When to Reach for Each One

Use a whisk when you are making a small amount of cream, when texture precision matters, when you want to develop the feel for the process, or when you are already at the stovetop and do not want to pull out another appliance.

Use an immersion blender when you are making a larger batch, when you need speed, when your arm is already tired from other prep work, or when you are making whipped cream as part of a larger recipe and every minute counts. A mid-range stick blender with variable speed gives you enough control to get good results consistently once you know to watch the texture closely.

Neither tool is wrong. Knowing which situation calls for which one is the real skill.

Frequently asked questions

Can an immersion blender make whipped cream?

Yes. An immersion blender can whip heavy cream in 20 to 60 seconds when the cream is cold and you use a tall, narrow container. Use moderate speed and check often to avoid over-whipping.

Why did my immersion blender turn whipped cream into butter?

Running the blender too long or at too high a speed over-whips the cream, causing the fat to separate and clump into butter. Once that happens there is no going back. Use shorter pulses and stop as soon as you reach stiff peaks.

Does the cream need to be cold before whipping?

Yes, regardless of which tool you use. Cold cream, ideally between 35 and 40 degrees Fahrenheit, whips faster and holds its structure better. Warm cream takes much longer to whip and is far more likely to break.

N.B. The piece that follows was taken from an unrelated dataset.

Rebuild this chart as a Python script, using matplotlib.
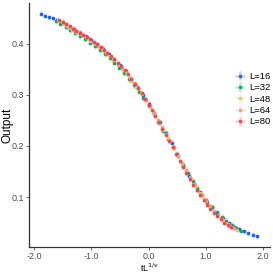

Is it harder to get soft peaks with an immersion blender?

Somewhat. Soft peaks require stopping early, and an immersion blender moves quickly, so there is less time between soft and stiff. It is possible, but you need to use short bursts and check constantly. A whisk gives you more time to hit that stage precisely.

What size batch is best for an immersion blender?

A half cup to one cup of heavy cream is the sweet spot for most consumer immersion blenders. For more than two cups, use a stand mixer or hand mixer instead, as the capacity of a typical blending jar limits how much you can process at once.